No portmap or rpcbind service is running on this host. Please start portmap or rpcbind service before attempting to start the NFS Gateway role on this host.
and in the Role Log File, I see the following errors:
Apr 12, 2:16:13.088 PM ERROR org.apache.hadoop.oncrpc.RpcProgram Unregistration failure with localhost:4242, portmap entry: (PortmapMapping-100005:1:17:4242)
Apr 12, 2:16:13.103 PM ERROR org.apache.hadoop.oncrpc.RpcProgram Unregistration failure with localhost:2049, portmap entry: (PortmapMapping-100003:3:6:2049)

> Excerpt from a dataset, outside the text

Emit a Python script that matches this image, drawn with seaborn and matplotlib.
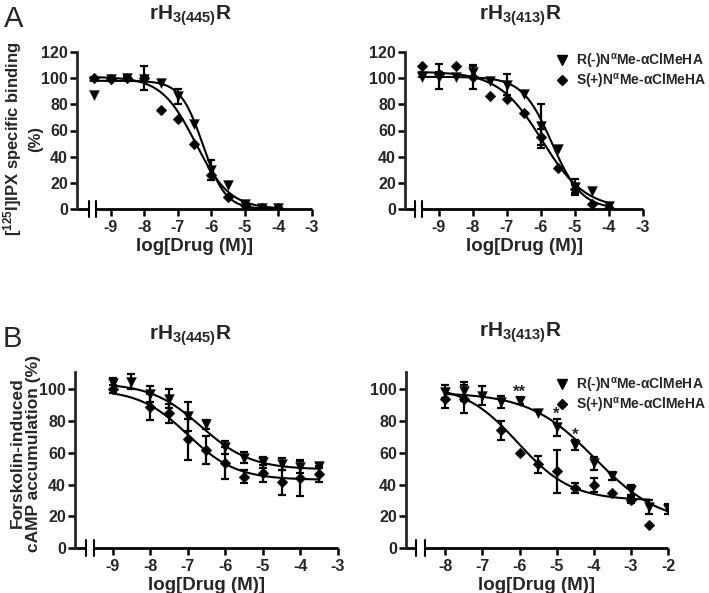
import numpy as np
import pandas as pd
import matplotlib
matplotlib.use("Agg")
import matplotlib.pyplot as plt
import seaborn as sns
from matplotlib.lines import Line2D

# ---------------- data ----------------
# Panel A, rH3(445)R  - [125I]IPX specific binding (%)
logA = [-9.5, -9, -8.5, -8, -7.5, -7, -6.5, -6, -5.5, -5, -4.5, -4]
A445_R = [87.5, 99, 100, 99, 96, 86, 65, 30, 18, 4, 0.5, 1]
A445_R_err = [0, 0, 1.5, 0, 0, 6, 0, 7.5, 0, 1.5, 0, 0]
A445_S = [100, 99.5, 100, 100, 76, 69, 50, 26, 9, 3, 0.5, 0.5]
A445_S_err = [0, 0, 0, 9, 0, 0, 0, 0, 0, 0, 0, 0]

# Panel A, rH3(413)R
A413_R = [101, 101, 101, 105, 98, 95, 88, 63.5, 46, 17, 14, 2.5]
A413_R_err = [0, 9.5, 0, 4, 0, 8, 0, 17, 0, 6, 0, 0]
A413_S = [109, 103, 109, 101, 86, 84, 73.5, 55, 31, 15, 4, 0.5]
A413_S_err = [0, 2, 0, 9, 0, 0, 0, 6, 0, 3, 0, 0]

# Panel B, rH3(445)R - forskolin-induced cAMP accumulation (%)
logB445 = [-9, -8.5, -8, -7.5, -7, -6.5, -6, -5.5, -5, -4.5, -4, -3.5]
B445_R = [104, 105, 97, 94, 83, 78, 63.5, 57, 54, 53, 51, 52]
B445_R_err = [3.5, 4.5, 5, 6, 9, 3, 4, 3.5, 3.5, 4, 4, 1.5]
B445_S = [100, np.nan, 89, 85, 68.5, 61.8, 53.5, 45, 47, 41.5, 44, 46.5]
B445_S_err = [2.5, 0, 8, 6, 13, 9, 10, 4, 5.5, 8, 11.5, 5]

# Panel B, rH3(413)R
logB413 = [-8, -7.5, -7, -6.5, -6, -5.5, -5, -4.5, -4, -3.5, -3, -2.5, -2]
B413_R = [98.5, 99, 96, 92, 93, 85, 76, 65, 53.5, 45.5, 36.7, 25.8, 24.5]
B413_R_err = [4, 6, 6, 4, 2, 0, 5.5, 3, 4, 2.5, 3, 4.5, 3]
B413_S = [94, 94, np.nan, 74.4, 60, 52.8, 48.5, 37.7, 39.8, 35, 30.4, 14.3, np.nan]
B413_S_err = [6, 9, 0, 6, 0, 5.5, 13.5, 3, 4.5, 0, 2, 0, 0]
B413_stars = {-6: "**", -5: "*", -4.5: "*"}

# Fitted sigmoid parameters (top, bottom, logIC50, hill, x-start, x-end)
fit_A445_R = (98, 0, -6.25, 1.3, -9.6, -4)
fit_A445_S = (101, 0, -6.47, 0.85, -9.6, -4)
fit_A413_R = (101, 0, -5.68, 1.0, -9.6, -4)
fit_A413_S = (105, 0, -5.97, 0.68, -9.6, -4)
fit_B445_R = (104, 49.5, -6.65, 0.65, -9, -3.5)
fit_B445_S = (100, 43, -7.0, 0.67, -9, -3.5)
fit_B413_R = (98, 15, -3.97, 0.49, -8, -2)
fit_B413_S = (103, 30, -6.05, 0.6, -8, -2.5)

label_R = r"R(-)N$^{\alpha}$Me-$\alpha$ClMeHA"
label_S = r"S(+)N$^{\alpha}$Me-$\alpha$ClMeHA"

# ---------------- style ----------------
sns.set_style("ticks")
plt.rcParams["font.family"] = ["Liberation Sans", "DejaVu Sans"]
plt.rcParams["font.weight"] = "bold"
plt.rcParams["mathtext.fontset"] = "custom"
plt.rcParams["mathtext.rm"] = "Liberation Sans:bold"
plt.rcParams["mathtext.bf"] = "Liberation Sans:bold"
plt.rcParams["mathtext.it"] = "DejaVu Serif:italic"
plt.rcParams["mathtext.default"] = "rm"

W, H = 709, 593
fig = plt.figure(figsize=(W / 100, H / 100), dpi=100)


def px_axes(l, r, t, b):
    return fig.add_axes([l / W, 1 - b / H, (r - l) / W, (b - t) / H])


def logistic(x, top, bottom, logic50, hill):
    return bottom + (top - bottom) / (1 + 10 ** ((x - logic50) * hill))


def draw_series(ax, x, y, err, fit, marker, ms):
    df = pd.DataFrame({"x": x, "y": y, "err": err}).dropna()
    top, bottom, ic, hill, x0, x1 = fit
    xs = np.linspace(x0, x1, 300)
    cdf = pd.DataFrame({"x": xs, "y": logistic(xs, top, bottom, ic, hill)})
    sns.lineplot(data=cdf, x="x", y="y", ax=ax, color="black", lw=1.5)
    e = df[df["err"] > 0]
    ax.errorbar(e["x"], e["y"], yerr=e["err"], fmt="none", ecolor="black",
                elinewidth=1.6, capsize=2.8, capthick=1.6, zorder=3)
    sns.scatterplot(data=df, x="x", y="y", ax=ax, marker=marker, s=ms,
                    color="black", edgecolor="black", linewidth=0.3, zorder=4)


def style_axes(ax, xlim, ylim, xticks, yticks, breaks):
    ax.set_xlim(*xlim)
    ax.set_ylim(*ylim)
    ax.set_xticks(xticks)
    ax.set_yticks(yticks)
    ax.set_xticklabels([f"{t:g}" for t in xticks], fontsize=11.5, fontweight="bold")
    ax.set_yticklabels([f"{t:g}" for t in yticks], fontsize=11.5, fontweight="bold")
    for s in ["top", "right", "bottom"]:
        ax.spines[s].set_visible(False)
    ax.spines["left"].set_linewidth(2)
    ax.spines["left"].set_bounds(ylim[0], ylim[1])
    ax.tick_params(axis="both", direction="out", length=5, width=1.8,
                   color="black")
    ax.tick_params(axis="y", pad=1.5)
    ax.tick_params(axis="x", pad=3)
    tr = ax.get_xaxis_transform()
    b1, b2 = breaks
    ax.plot([xlim[0], b1], [0, 0], transform=tr, color="black", lw=2,
            clip_on=False, solid_capstyle="butt")
    ax.plot([b2, xlim[1]], [0, 0], transform=tr, color="black", lw=2,
            clip_on=False, solid_capstyle="butt")
    hh = 8 / (ax.get_position().height * H)
    for b in breaks:
        ax.plot([b, b], [-hh, hh], transform=tr, color="black", lw=1.5,
                clip_on=False)
    ax.set_xlabel("log[Drug (M)]", fontsize=13.5, fontweight="bold", labelpad=2)
    ax.set_ylabel("")


# ---------------- Panel A left ----------------
ax1 = px_axes(77, 312, 52, 209)
draw_series(ax1, logA, A445_R, A445_R_err, fit_A445_R, "v", 50)
draw_series(ax1, logA, A445_S, A445_S_err, fit_A445_S, "D", 30)
style_axes(ax1, (-10, -3), (0, 120), list(range(-9, -2)), list(range(0, 121, 20)),
           (-9.65, -9.42))
fig.text(22 / W, 1 - 139 / H, "[$^{125}$I]IPX specific binding\n(%)",
         rotation=90, ha="center", va="center", multialignment="center",
         fontsize=12, fontweight="bold", linespacing=1.3)

# ---------------- Panel A right ----------------
ax2 = px_axes(405, 643, 52, 209)
draw_series(ax2, logA, A413_R, A413_R_err, fit_A413_R, "v", 50)
draw_series(ax2, logA, A413_S, A413_S_err, fit_A413_S, "D", 30)
style_axes(ax2, (-10, -3), (0, 120), list(range(-9, -2)), list(range(0, 121, 20)),
           (-9.72, -9.5))

# ---------------- Panel B left ----------------
ax3 = px_axes(75, 338, 372, 548)
draw_series(ax3, logB445, B445_R, B445_R_err, fit_B445_R, "v", 50)
draw_series(ax3, logB445, B445_S, B445_S_err, fit_B445_S, "D", 30)
style_axes(ax3, (-10, -3), (0, 111), list(range(-9, -2)), list(range(0, 101, 20)),
           (-9.71, -9.5))
fig.text(25 / W, 1 - 453 / H, "Forskolin-induced\ncAMP accumulation (%)",
         rotation=90, ha="center", va="center", multialignment="center",
         fontsize=12.5, fontweight="bold", linespacing=1.1)

# ---------------- Panel B right ----------------
ax4 = px_axes(406, 668, 372, 548)
draw_series(ax4, logB413, B413_R, B413_R_err, fit_B413_R, "v", 50)
draw_series(ax4, logB413, B413_S, B413_S_err, fit_B413_S, "D", 30)
style_axes(ax4, (-9.06, -2), (0, 111), list(range(-8, -1)), list(range(0, 101, 20)),
           (-8.79, -8.56))
for xv, st in B413_stars.items():
    i = logB413.index(xv)
    ax4.text(xv, B413_R[i] + B413_R_err[i] + 0.3, st, ha="center", va="baseline",
             fontsize=12, fontweight="bold")

# legends (positioned in figure pixels)
handles = [Line2D([], [], ls="none", marker="v", color="black", ms=7),
           Line2D([], [], ls="none", marker="D", color="black", ms=5)]
for ax, ytop in ((ax2, 46), (ax4, 370)):
    ax.legend(handles, [label_R, label_S], loc="upper left",
              bbox_to_anchor=(548 / W, 1 - ytop / H), bbox_transform=fig.transFigure,
              frameon=False, handletextpad=0.4, labelspacing=0.08,
              borderaxespad=0, handlelength=1.2,
              prop={"weight": "bold", "size": 10})

# titles
for xt, yt, sub in [(190, 20, "3(445)"), (520, 20, "3(413)"),
                    (190, 340, "3(445)"), (520, 337, "3(413)")]:
    fig.text(xt / W, 1 - yt / H, r"rH$_{\mathbf{" + sub + r"}}$R",
             ha="center", va="baseline", fontsize=15, fontweight="bold")

# panel letters
fig.text(4 / W, 1 - 27 / H, "A", fontsize=21, fontweight="normal", va="baseline")
fig.text(3 / W, 1 - 347 / H, "B", fontsize=21, fontweight="normal", va="baseline")

fig.savefig("out.png", dpi=100)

The NFS Gateway will refuse to start until I manually start rpcbind from the commandline (hint taken from above message). I have never had to do this in previous CDH distros, nor RHEL distros; however, in the CDH 5.7.0 / RHEL 7.2 combination, it consistently fails. Anyone else experiencing this?
04-21-2016 10:38 AM
Yes, I realize that will work, and I mentioned that in my original post:
"The NFS Gateway will refuse to start until I manually start rpcbind from the commandline..."
However, I also mentioned that I never had to manually start rpcbind in previous CDH distros on previous versions of Redhat prior to the NFS Gateway starting. In fact, CDH 5.7.0 NFS Gateway starts fine on Redhat 6.5 *without* having to manually start rpcbind first.
I was just wondering if manually starting rpcbind at the commandline is an intended step in CDH 5.7.0 on RHEL 7.2, or if it's a workaround to an issue that needs attention.
04-21-2016 10:47 AM
07-27-2016 03:24 AM
I'm having the same issue, and after checking the systems and the documentation, I've come to the conclusion that the cdh5.7 rpm package for nfs gateway does not support systemd properly, so rpcbind was never called as a "dependent" service when starting nfs gateway. That is the main reason why it worked before.
Interestingly enough, even though rpcbind is in startup, it will actually start only when started manually.
It seems that if you use parcels for installing, they implemented a solution for this problem (judging by Cloudera documentation).
I'll post more information here as I test out different solutions for this problem.